Red Cross volunteer Heather Roy from Stonehaven, Aberdeenshire, who has spent many years piecing together her family tree but she still has questions that remain unanswered – and she will find out in a TV documentary.
Heather knows her family have followed both ‘the fish and the farm’ and now wants to piece together who they were and what their lives were like.
With celebrated ancestors through the generations, Heather discovers there are more heroes than she first thought, and unknowingly she has been in possession of a very special war medal. The harsh reality of war shaped the lives of Heather’s family and journeying to Orkney, Heather finds out the special role her grandmother had whilst stationed in Kirkwall in World War 2.
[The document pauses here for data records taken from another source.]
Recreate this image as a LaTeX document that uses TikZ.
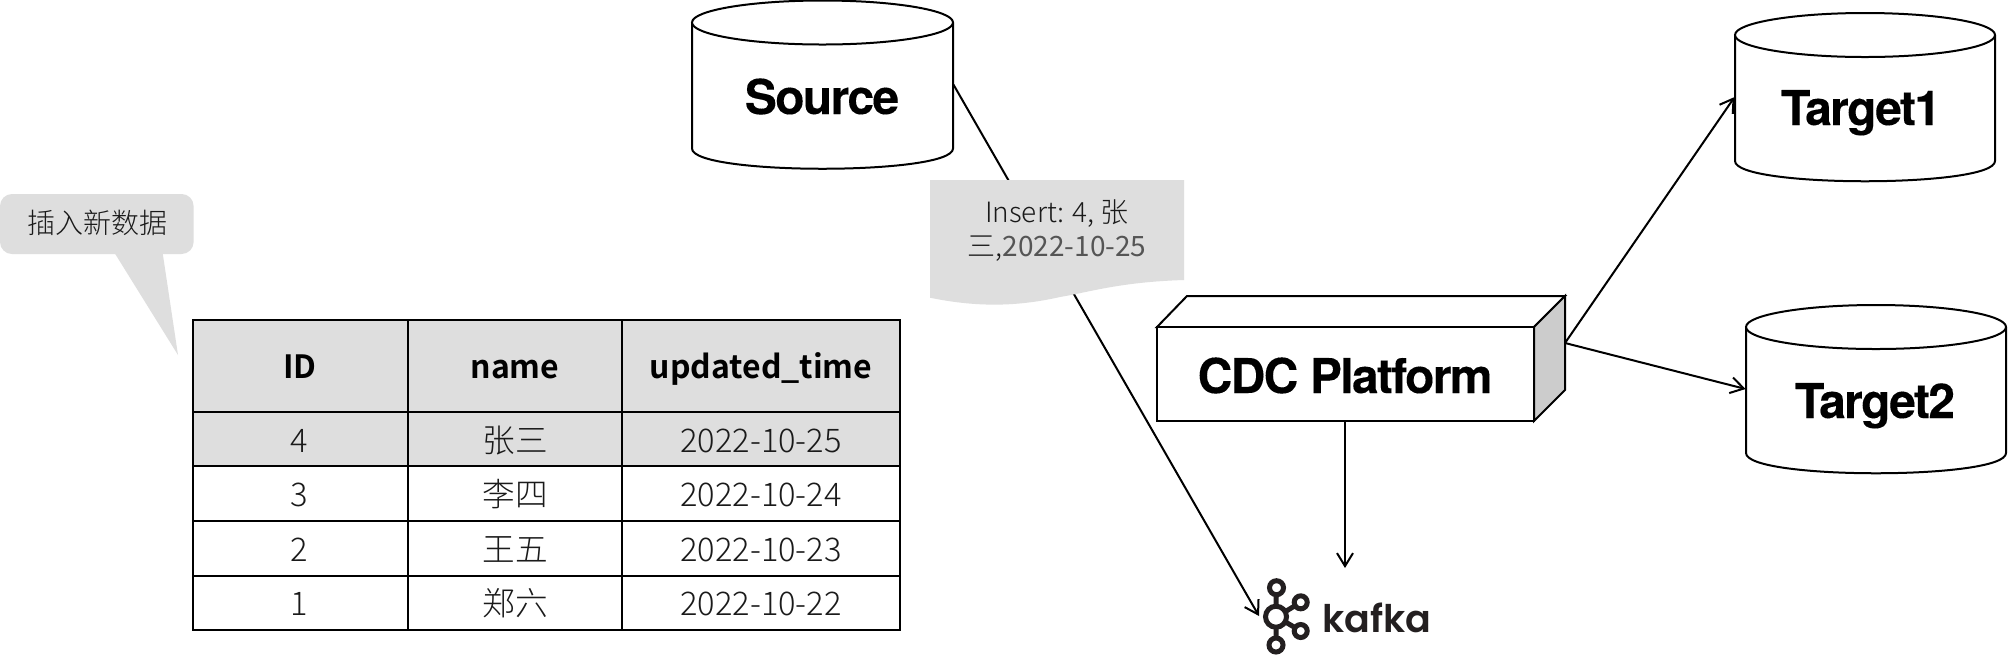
\documentclass[tikz,border=0pt]{standalone}
\usepackage{fontspec}
\usetikzlibrary{arrows.meta}
\setmainfont{Noto Sans CJK SC}[UprightFont=* Light,BoldFont=* Bold]
\newfontfamily\regfont{Noto Sans CJK SC}
\newfontfamily\headfont{TeX Gyre Heros}[UprightFont=* Bold,FakeBold=0.15,LetterSpace=-3.5]
\newfontfamily\kaffont{Poppins}[UprightFont=* SemiBold]
\definecolor{panel}{HTML}{DEDEDE}
\definecolor{sideface}{HTML}{CCCCCC}
\definecolor{ink}{HTML}{1A1A1A}
\definecolor{midink}{HTML}{555555}
\definecolor{kafkaink}{HTML}{231F20}
\tikzset{
  edge/.style={line width=1pt,black},
  conn/.style={edge,-{Straight Barb[length=6.5pt,width=8pt,line width=1pt]}},
  cellline/.style={line width=1pt,draw=black},
  celltext/.style={anchor=base,inner sep=0pt,font=\fontsize{16.3pt}{18pt}\selectfont,text=ink},
  headtext/.style={anchor=base,inner sep=0pt,font=\fontsize{16pt}{18pt}\selectfont\bfseries,text=black},
  bigtext/.style={anchor=base,inner sep=0pt,font=\fontsize{24pt}{26pt}\selectfont\headfont,text=black},
  kafkaring/.style={draw=kafkaink,line width=2.5pt},
}
% x y(top) width basex basey name text
\newcommand\dbcyl[7]{%
  \draw[edge,fill=white] (#1,#2+22) -- (#1,#2+148)
    .. controls (#1,#2+175) and (#1+#3,#2+175) .. (#1+#3,#2+148) -- (#1+#3,#2+22);
  \draw[edge,fill=white] ({#1+#3/2},#2+22) ellipse [x radius=#3/2,y radius=22];
  \node[inner sep=0pt,minimum width=#3*0.5pt,minimum height=84pt] (#6) at ({#1+#3/2},#2+84) {};
  \node[bigtext] (#6text) at (#4,#5) {#7};
}
% x1 y1 x2 y2 fill
\newcommand\cellbox[5]{\draw[cellline,fill=#5] (#1,#2) rectangle (#3,#4);}
\begin{document}
\begin{tikzpicture}[x=0.5pt,y=-0.5pt]
\useasboundingbox (0,0) rectangle (2008,666);
\fill[white] (0,0) rectangle (2008,666);

% callout
\fill[panel,rounded corners=6pt] (0,194) rectangle (193.6,254);
\fill[panel] (114,252) -- (162.5,252) -- (178,355) -- cycle;
\node[inner sep=0pt,font=\fontsize{14pt}{16pt}\selectfont,text=ink] (callout) at (97,223) {插入新数据};

% table
\cellbox{193}{319.5}{408}{412}{panel}
\cellbox{408}{319.5}{622}{412}{panel}
\cellbox{622}{319.5}{900}{412}{panel}
\cellbox{193}{412}{408}{466}{panel}
\cellbox{408}{412}{622}{466}{panel}
\cellbox{622}{412}{900}{466}{panel}
\cellbox{193}{466}{408}{521}{white}
\cellbox{408}{466}{622}{521}{white}
\cellbox{622}{466}{900}{521}{white}
\cellbox{193}{521}{408}{575.5}{white}
\cellbox{408}{521}{622}{575.5}{white}
\cellbox{622}{521}{900}{575.5}{white}
\cellbox{193}{575.5}{408}{629.5}{white}
\cellbox{408}{575.5}{622}{629.5}{white}
\cellbox{622}{575.5}{900}{629.5}{white}
\node[headtext] (hid) at (300,378) {ID};
\node[headtext] (hname) at (515,378) {name};
\node[headtext] (htime) at (761,378) {updated\_time};
\node[celltext] (a1) at (299,452) {4};
\node[celltext] (a2) at (515,452) {张三};
\node[celltext] (a3) at (761,452) {2022-10-25};
\node[celltext] (b1) at (299,506) {3};
\node[celltext] (b2) at (515,506) {李四};
\node[celltext] (b3) at (761,506) {2022-10-24};
\node[celltext] (c1) at (299,561) {2};
\node[celltext] (c2) at (515,561) {王五};
\node[celltext] (c3) at (761,561) {2022-10-23};
\node[celltext] (d1) at (299,615) {1};
\node[celltext] (d2) at (515,615) {郑六};
\node[celltext] (d3) at (761,615) {2022-10-22};

% cylinders
\dbcyl{692}{0.5}{261}{822}{114}{source}{Source}
\dbcyl{1735}{13}{260}{1861}{125}{targetone}{Target1}
\dbcyl{1746}{305}{260}{1875}{418}{targettwo}{Target2}

% cdc box
\draw[edge,fill=white] (1157,327) -- (1187,296) -- (1565,296) -- (1534,327) -- cycle;
\draw[edge,fill=sideface] (1534,327) -- (1565,296) -- (1565,390) -- (1534,421) -- cycle;
\draw[edge,fill=white] (1157,327) rectangle (1534,421);
\node[inner sep=0pt,minimum width=188.5pt,minimum height=47pt] (cdc) at (1345,374) {};
\node[bigtext] (cdctext) at (1345,393) {CDC Platform};
\coordinate (cdcside) at (1565,343);

% kafka
\coordinate (kafkain) at (1259,616);
\coordinate (kafkatop) at (1345,568);
\draw[kafkaring] (1276.5,587.7) circle [radius=7] (1276,616.7) circle [radius=10.5]
  (1276,645) circle [radius=7] (1300.7,602.3) circle [radius=6.5] (1300.7,631) circle [radius=6.5];
\draw[kafkaring] (1276.3,594.7) -- (1276,606.2) (1276,627.2) -- (1276,638)
  (1285.5,611.5) -- (1295,605.7) (1285.5,622) -- (1295,627.6);
\node[anchor=base west,inner sep=0pt,font=\fontsize{19pt}{22pt}\selectfont\kaffont,text=kafkaink] (kafka) at (1322,632) {kafka};

% connectors
\draw[conn] (source.east) -- (kafkain);
\draw[conn] (cdc.south) -- (kafkatop);
\draw[conn] (cdcside) -- (targetone.west);
\draw[conn] (cdcside) -- (targettwo.west);

% document note
\fill[panel] (930,180) -- (1184,180) -- (1184,280)
  .. controls (1120,282) and (1090,292) .. (1060,297)
  .. controls (1020,306) and (980,308) .. (930,297.7) -- cycle;
\node[inner sep=0pt,align=center,font=\fontsize{14pt}{17pt}\selectfont,text=ink] (note) at (1057,231)
  {Insert: 4, 张\\三,{\regfont\color{midink}2022-10-25}};
\end{tikzpicture}
\end{document}
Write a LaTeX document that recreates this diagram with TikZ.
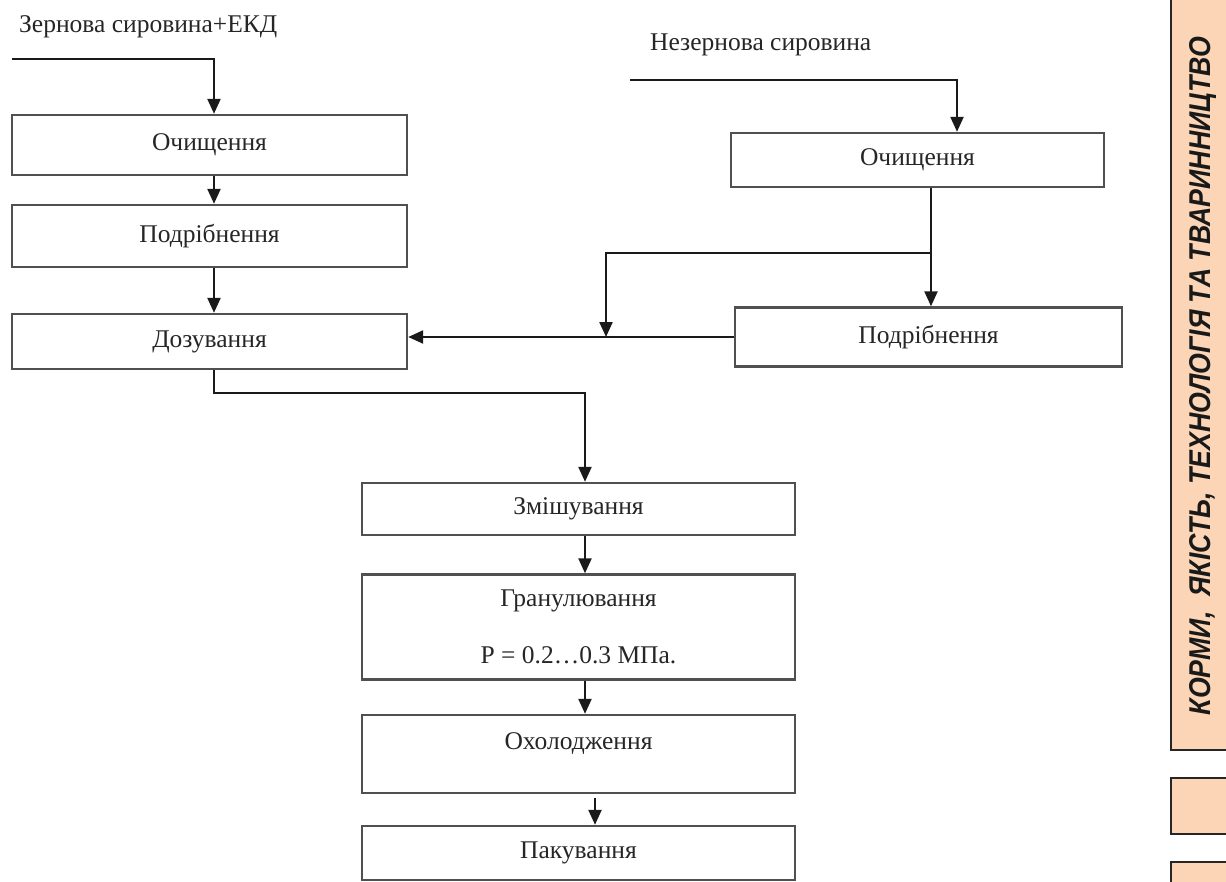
\documentclass[tikz,border=0pt]{standalone}
\usepackage{fontspec}
\setmainfont{Liberation Serif}
\newfontfamily\sidefont{Liberation Sans}
\usetikzlibrary{arrows.meta,calc}
\definecolor{peach}{HTML}{FBD5B5}
\definecolor{linec}{HTML}{1A1A1A}
\definecolor{boxc}{HTML}{505050}
\definecolor{txtc}{HTML}{262626}
\tikzset{
  procbox/.style={draw=boxc, line width=2.4pt, inner sep=0pt, text=txtc,
    font=\fontsize{25.5}{30}\selectfont, align=center},
  flow/.style={draw=linec, line width=2.3pt},
  arr/.style={flow, -{Triangle[width=13pt,length=15pt]}},
  lbl/.style={text=txtc, font=\fontsize{25.5}{30}\selectfont, inner sep=0pt},
  sidebox/.style={fill=peach, draw=black!85, line width=2pt}
}
\begin{document}
\begin{tikzpicture}[x=1pt,y=-1pt]
\useasboundingbox (0,0) rectangle (1226,881);
% left column
\node[procbox, minimum width=395pt, minimum height=60pt] (L1) at (209.5,145) {Очищення};
\node[procbox, minimum width=395pt, minimum height=62pt] (L2) at (209.5,236) {Подрібнення};
\node[procbox, minimum width=395pt, minimum height=55pt] (L3) at (209.5,341.5) {Дозування};
% right column
\node[procbox, minimum width=373pt, minimum height=54pt] (R1) at (917.5,160) {Очищення};
\node[procbox, minimum width=387pt, minimum height=59pt] (R2) at (928.5,337) {Подрібнення};
% centre column
\node[procbox, minimum width=433pt, minimum height=52pt] (C1) at (578.5,509) {Змішування};
\node[procbox, minimum width=433pt, minimum height=105pt] (C2) at (578.5,627) {Гранулювання\\[27pt]P = 0.2…0.3 МПа.};
\node[procbox, minimum width=433pt, minimum height=78pt, text height=17pt, text depth=27pt] (C3) at (578.5,754) {Охолодження};
\node[procbox, minimum width=433pt, minimum height=54pt] (C4) at (578.5,853) {Пакування};
% labels
\node[lbl, anchor=west] (tL) at (19,27) {Зернова сировина+ЕКД};
\node[lbl, anchor=west] (tR) at (650,45) {Незернова сировина};
% left flow
\coordinate (inL) at (12,59);
\coordinate (inLc) at (214,59);
\draw[arr] (inL) -- (inLc) -- (inLc |- L1.north);
\draw[arr] (L1.south -| inLc) -- (L2.north -| inLc);
\draw[arr] (L2.south -| inLc) -- (L3.north -| inLc);
\coordinate (jC) at (585,393);
\draw[arr] (L3.south -| inLc) |- (jC) -- (jC |- C1.north);
\draw[arr] (C1.south -| jC) -- (C2.north -| jC);
\draw[arr] (C2.south -| jC) -- (C3.north -| jC);
\coordinate (jD) at (595,798);
\draw[arr] (jD) -- (jD |- C4.north);
% right flow
\coordinate (inR) at (630,80);
\coordinate (inRc) at (957,80);
\draw[arr] (inR) -- (inRc) -- (inRc |- R1.north);
\coordinate (jR) at (931,253);
\draw[arr] (R1.south -| jR) -- (R2.north -| jR);
\coordinate (jB) at (606,253);
\draw[arr] (jR) -- (jB) -- (jB |- R2.west);
\draw[arr] (R2.west) -- (R2.west -| L3.east);
% side bar
\fill[sidebox] (1171,-10) rectangle (1240,750);
\fill[sidebox] (1171,778) rectangle (1240,834);
\fill[sidebox] (1171,862) rectangle (1240,900);
\node[rotate=90, anchor=base, inner sep=0pt, text=black!90] (side) at (1210,376)
  {\resizebox{678pt}{21pt}{\sidefont\bfseries\itshape КОРМИ,\ \ ЯКІСТЬ, ТЕХНОЛОГІЯ ТА ТВАРИННИЦТВО}};
\end{tikzpicture}
\end{document}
In the Highlands, Jo wants to unearth the part her ancestors played in Scotland’s social movement. She hopes to discover that her ancestors were involved in Scotland’s first industrial dispute – the Calton Weavers Strike in 1787.
Jo comes south to Glasgow and the place where it all happened. With help from genealogist Elizabeth Cunningham and archivist Irene O’Brien, Jo discovers the roots of her ancestry dating back to Ireland and her family’s immigration to Glasgow. Driven by a desire to share everything she’s learned about her ancestors with her father, her discoveries bring them closer together and place them firmly in the history books of Scotland.
This is the third episode in the series and will be shown on Monday 3 June, on BBC Scotland from 8-9pm.